*SET PROBLEM*: Shown below is a listing with pictures; reproduce exactly, and only, the lines between the ones containing "Rebuild this chart" and "73.4, 75.6, 74.5, 76.7, 78.8];", inclusive, leaving the pictures out.

## start DATA FOR THIS TASK

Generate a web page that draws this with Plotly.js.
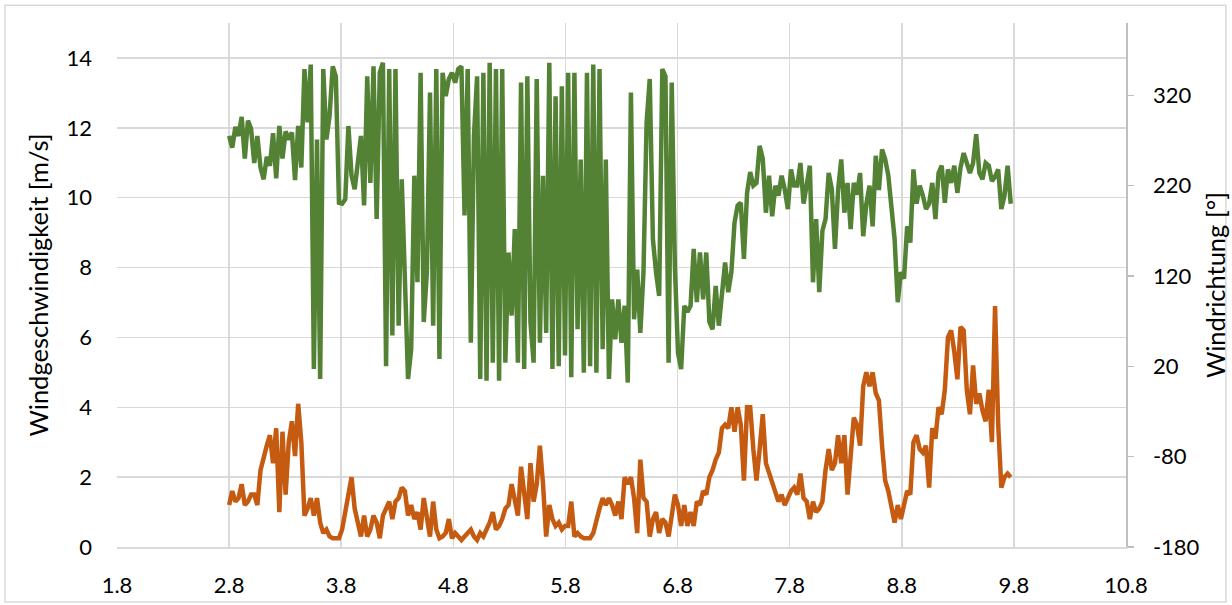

## end DATA FOR THIS TASK
## start DATA FOR THIS TASK

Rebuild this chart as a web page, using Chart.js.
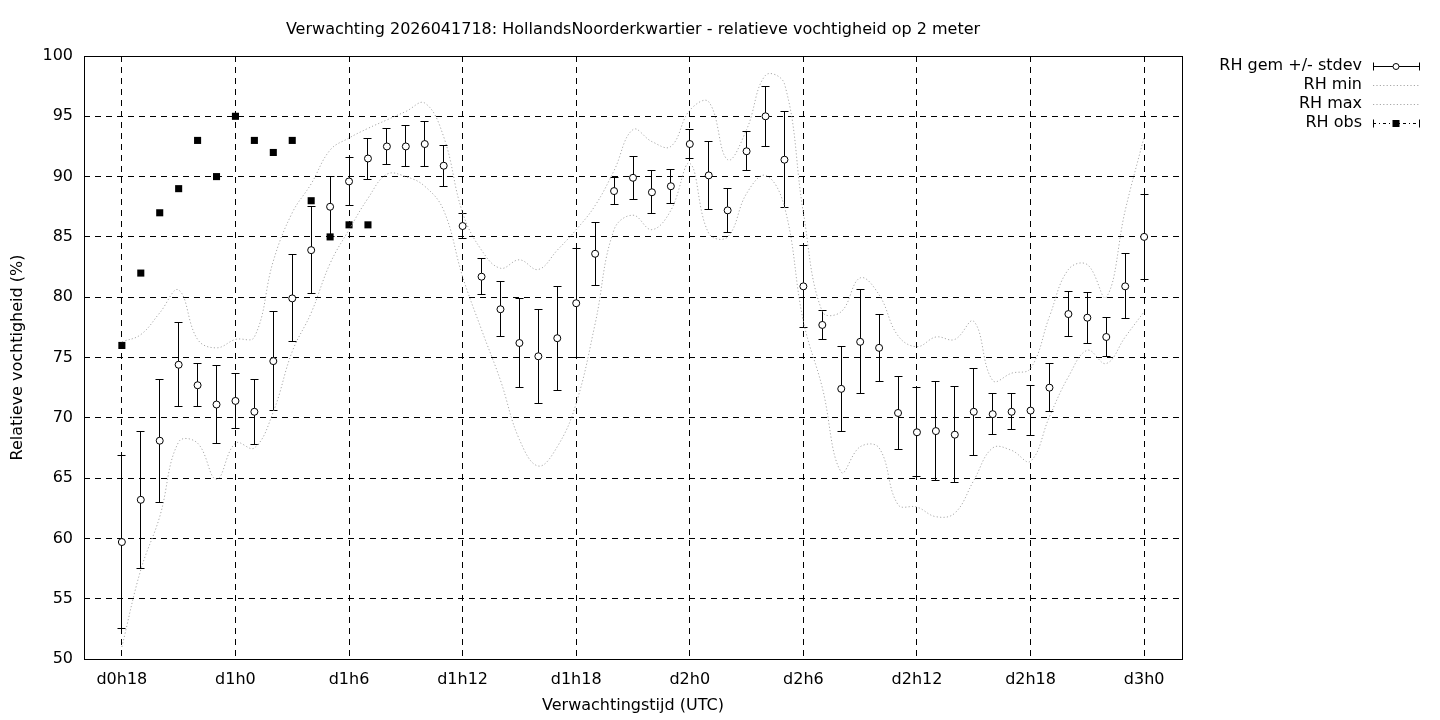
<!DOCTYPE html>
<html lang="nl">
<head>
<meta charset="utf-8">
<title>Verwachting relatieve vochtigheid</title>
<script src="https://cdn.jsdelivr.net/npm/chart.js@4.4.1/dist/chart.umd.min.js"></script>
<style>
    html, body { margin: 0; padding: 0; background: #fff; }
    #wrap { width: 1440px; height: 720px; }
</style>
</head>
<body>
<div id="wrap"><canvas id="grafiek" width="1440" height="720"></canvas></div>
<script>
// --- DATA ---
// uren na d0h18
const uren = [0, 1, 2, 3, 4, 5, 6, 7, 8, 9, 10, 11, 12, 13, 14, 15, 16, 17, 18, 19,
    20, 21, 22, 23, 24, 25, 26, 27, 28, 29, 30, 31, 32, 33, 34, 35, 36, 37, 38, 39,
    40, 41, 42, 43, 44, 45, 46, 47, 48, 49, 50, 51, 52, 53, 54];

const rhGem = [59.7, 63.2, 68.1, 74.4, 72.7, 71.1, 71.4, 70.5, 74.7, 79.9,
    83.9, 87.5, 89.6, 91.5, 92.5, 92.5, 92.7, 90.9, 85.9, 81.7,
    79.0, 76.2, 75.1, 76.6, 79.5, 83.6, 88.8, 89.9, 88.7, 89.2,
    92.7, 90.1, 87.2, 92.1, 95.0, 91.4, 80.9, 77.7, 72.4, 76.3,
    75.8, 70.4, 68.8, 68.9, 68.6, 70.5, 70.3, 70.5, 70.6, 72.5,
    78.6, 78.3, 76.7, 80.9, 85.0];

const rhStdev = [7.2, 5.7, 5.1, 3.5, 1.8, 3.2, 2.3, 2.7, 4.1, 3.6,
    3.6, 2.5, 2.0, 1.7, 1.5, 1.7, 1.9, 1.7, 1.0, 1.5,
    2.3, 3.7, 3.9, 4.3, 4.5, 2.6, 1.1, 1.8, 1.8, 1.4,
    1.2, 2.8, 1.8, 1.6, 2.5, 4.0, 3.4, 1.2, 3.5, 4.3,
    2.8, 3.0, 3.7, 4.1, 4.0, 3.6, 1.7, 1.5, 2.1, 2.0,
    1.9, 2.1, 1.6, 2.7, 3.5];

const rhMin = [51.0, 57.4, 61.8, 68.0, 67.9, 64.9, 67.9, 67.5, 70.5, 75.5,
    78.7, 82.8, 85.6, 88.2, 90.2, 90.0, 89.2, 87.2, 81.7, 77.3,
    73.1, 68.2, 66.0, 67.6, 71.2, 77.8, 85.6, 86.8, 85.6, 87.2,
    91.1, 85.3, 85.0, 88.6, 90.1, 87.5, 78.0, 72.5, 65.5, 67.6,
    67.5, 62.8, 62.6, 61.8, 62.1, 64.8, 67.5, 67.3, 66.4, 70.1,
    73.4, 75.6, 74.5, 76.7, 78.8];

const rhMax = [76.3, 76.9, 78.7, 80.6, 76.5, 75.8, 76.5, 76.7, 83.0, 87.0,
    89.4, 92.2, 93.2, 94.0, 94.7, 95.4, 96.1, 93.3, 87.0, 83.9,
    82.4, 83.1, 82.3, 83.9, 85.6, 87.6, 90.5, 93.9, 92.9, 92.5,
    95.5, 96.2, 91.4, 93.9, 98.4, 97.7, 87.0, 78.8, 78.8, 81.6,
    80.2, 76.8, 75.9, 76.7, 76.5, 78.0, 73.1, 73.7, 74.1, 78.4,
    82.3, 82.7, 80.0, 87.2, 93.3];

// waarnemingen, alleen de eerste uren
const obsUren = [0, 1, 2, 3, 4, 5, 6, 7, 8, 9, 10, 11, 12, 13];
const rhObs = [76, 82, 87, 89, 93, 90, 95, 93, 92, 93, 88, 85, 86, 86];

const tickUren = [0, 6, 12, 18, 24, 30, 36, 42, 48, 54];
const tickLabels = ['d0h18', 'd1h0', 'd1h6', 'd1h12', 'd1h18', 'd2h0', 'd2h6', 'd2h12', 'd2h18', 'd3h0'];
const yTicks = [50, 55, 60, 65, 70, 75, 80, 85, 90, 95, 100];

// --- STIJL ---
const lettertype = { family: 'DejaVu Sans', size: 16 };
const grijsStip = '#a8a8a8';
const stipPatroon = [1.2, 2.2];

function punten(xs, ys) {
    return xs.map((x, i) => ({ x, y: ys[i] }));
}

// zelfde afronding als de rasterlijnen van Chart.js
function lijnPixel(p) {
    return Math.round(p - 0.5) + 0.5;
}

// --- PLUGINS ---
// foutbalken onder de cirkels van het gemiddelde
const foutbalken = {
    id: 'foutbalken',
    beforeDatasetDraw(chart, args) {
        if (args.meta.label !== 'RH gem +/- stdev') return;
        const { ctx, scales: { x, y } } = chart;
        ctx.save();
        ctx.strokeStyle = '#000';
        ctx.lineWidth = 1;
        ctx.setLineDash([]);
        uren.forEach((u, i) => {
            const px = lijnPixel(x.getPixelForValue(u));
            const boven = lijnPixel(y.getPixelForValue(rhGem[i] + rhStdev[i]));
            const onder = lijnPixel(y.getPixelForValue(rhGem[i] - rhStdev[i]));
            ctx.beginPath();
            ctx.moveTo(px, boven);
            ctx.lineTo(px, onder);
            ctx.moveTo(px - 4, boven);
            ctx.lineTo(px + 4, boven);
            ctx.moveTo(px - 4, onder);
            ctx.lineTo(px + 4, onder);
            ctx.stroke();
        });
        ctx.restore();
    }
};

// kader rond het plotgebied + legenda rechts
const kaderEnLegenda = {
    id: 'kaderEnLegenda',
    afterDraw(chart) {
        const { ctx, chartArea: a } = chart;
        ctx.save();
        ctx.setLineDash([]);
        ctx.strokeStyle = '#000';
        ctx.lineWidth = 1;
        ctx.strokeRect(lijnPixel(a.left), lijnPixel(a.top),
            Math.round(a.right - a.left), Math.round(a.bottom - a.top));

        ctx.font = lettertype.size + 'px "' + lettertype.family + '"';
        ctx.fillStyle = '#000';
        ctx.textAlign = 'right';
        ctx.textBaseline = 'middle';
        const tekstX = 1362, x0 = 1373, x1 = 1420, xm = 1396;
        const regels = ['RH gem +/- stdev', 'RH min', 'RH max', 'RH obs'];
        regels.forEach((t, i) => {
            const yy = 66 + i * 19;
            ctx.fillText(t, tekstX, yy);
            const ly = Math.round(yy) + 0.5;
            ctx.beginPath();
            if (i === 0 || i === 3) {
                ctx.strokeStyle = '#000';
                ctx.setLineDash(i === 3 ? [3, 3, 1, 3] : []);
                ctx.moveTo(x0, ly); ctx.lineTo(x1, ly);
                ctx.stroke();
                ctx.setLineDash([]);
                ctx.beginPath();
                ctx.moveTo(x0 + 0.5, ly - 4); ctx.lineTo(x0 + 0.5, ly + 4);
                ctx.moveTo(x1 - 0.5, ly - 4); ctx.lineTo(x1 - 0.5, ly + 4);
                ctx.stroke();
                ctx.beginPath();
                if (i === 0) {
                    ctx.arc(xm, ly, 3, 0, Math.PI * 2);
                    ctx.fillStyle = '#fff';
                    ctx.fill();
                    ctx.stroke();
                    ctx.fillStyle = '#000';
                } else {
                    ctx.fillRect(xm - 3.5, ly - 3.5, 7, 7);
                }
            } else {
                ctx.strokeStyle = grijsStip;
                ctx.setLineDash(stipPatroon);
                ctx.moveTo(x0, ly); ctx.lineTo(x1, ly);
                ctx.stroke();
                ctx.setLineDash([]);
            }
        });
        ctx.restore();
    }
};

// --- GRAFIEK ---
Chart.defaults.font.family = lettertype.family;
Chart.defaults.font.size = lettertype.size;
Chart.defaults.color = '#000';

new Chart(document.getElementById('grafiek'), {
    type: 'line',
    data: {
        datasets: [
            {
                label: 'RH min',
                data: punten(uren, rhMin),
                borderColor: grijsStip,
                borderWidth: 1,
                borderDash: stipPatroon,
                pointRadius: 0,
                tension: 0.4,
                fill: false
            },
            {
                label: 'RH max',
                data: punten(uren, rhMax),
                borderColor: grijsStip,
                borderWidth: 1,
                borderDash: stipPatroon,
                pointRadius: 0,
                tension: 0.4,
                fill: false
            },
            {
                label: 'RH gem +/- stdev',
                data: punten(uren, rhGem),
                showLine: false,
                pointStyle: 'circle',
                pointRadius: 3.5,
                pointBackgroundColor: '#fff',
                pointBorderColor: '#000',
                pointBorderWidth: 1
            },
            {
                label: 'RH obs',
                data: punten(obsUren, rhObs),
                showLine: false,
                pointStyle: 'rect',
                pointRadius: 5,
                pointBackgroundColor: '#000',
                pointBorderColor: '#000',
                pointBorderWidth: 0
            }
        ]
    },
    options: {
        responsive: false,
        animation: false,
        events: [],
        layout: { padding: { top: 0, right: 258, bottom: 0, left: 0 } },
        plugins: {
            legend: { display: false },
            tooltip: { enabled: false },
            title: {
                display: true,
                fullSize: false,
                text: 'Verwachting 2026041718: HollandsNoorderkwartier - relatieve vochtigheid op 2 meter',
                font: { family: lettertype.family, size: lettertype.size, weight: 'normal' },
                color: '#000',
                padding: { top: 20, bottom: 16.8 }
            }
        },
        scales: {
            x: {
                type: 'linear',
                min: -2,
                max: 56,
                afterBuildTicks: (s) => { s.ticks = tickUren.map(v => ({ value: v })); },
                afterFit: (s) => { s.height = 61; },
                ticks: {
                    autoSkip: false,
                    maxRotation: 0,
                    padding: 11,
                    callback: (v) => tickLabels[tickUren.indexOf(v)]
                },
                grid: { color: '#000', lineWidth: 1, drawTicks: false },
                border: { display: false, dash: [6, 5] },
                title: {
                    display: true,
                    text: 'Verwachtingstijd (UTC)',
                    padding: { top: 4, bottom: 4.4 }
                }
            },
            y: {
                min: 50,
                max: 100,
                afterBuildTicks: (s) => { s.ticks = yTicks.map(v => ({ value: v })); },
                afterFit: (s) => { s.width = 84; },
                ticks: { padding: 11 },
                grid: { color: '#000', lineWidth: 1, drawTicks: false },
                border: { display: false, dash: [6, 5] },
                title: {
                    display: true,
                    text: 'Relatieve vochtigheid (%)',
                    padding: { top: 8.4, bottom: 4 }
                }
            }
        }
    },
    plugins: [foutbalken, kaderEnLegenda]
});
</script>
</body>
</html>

## end DATA FOR THIS TASK

*TASK OUTPUT*:
Rebuild this chart as a web page, using Chart.js.
<!DOCTYPE html>
<html lang="nl">
<head>
<meta charset="utf-8">
<title>Verwachting relatieve vochtigheid</title>
<script src="https://cdn.jsdelivr.net/npm/chart.js@4.4.1/dist/chart.umd.min.js"></script>
<style>
    html, body { margin: 0; padding: 0; background: #fff; }
    #wrap { width: 1440px; height: 720px; }
</style>
</head>
<body>
<div id="wrap"><canvas id="grafiek" width="1440" height="720"></canvas></div>
<script>
// --- DATA ---
// uren na d0h18
const uren = [0, 1, 2, 3, 4, 5, 6, 7, 8, 9, 10, 11, 12, 13, 14, 15, 16, 17, 18, 19,
    20, 21, 22, 23, 24, 25, 26, 27, 28, 29, 30, 31, 32, 33, 34, 35, 36, 37, 38, 39,
    40, 41, 42, 43, 44, 45, 46, 47, 48, 49, 50, 51, 52, 53, 54];

const rhGem = [59.7, 63.2, 68.1, 74.4, 72.7, 71.1, 71.4, 70.5, 74.7, 79.9,
    83.9, 87.5, 89.6, 91.5, 92.5, 92.5, 92.7, 90.9, 85.9, 81.7,
    79.0, 76.2, 75.1, 76.6, 79.5, 83.6, 88.8, 89.9, 88.7, 89.2,
    92.7, 90.1, 87.2, 92.1, 95.0, 91.4, 80.9, 77.7, 72.4, 76.3,
    75.8, 70.4, 68.8, 68.9, 68.6, 70.5, 70.3, 70.5, 70.6, 72.5,
    78.6, 78.3, 76.7, 80.9, 85.0];

const rhStdev = [7.2, 5.7, 5.1, 3.5, 1.8, 3.2, 2.3, 2.7, 4.1, 3.6,
    3.6, 2.5, 2.0, 1.7, 1.5, 1.7, 1.9, 1.7, 1.0, 1.5,
    2.3, 3.7, 3.9, 4.3, 4.5, 2.6, 1.1, 1.8, 1.8, 1.4,
    1.2, 2.8, 1.8, 1.6, 2.5, 4.0, 3.4, 1.2, 3.5, 4.3,
    2.8, 3.0, 3.7, 4.1, 4.0, 3.6, 1.7, 1.5, 2.1, 2.0,
    1.9, 2.1, 1.6, 2.7, 3.5];

const rhMin = [51.0, 57.4, 61.8, 68.0, 67.9, 64.9, 67.9, 67.5, 70.5, 75.5,
    78.7, 82.8, 85.6, 88.2, 90.2, 90.0, 89.2, 87.2, 81.7, 77.3,
    73.1, 68.2, 66.0, 67.6, 71.2, 77.8, 85.6, 86.8, 85.6, 87.2,
    91.1, 85.3, 85.0, 88.6, 90.1, 87.5, 78.0, 72.5, 65.5, 67.6,
    67.5, 62.8, 62.6, 61.8, 62.1, 64.8, 67.5, 67.3, 66.4, 70.1,
    73.4, 75.6, 74.5, 76.7, 78.8];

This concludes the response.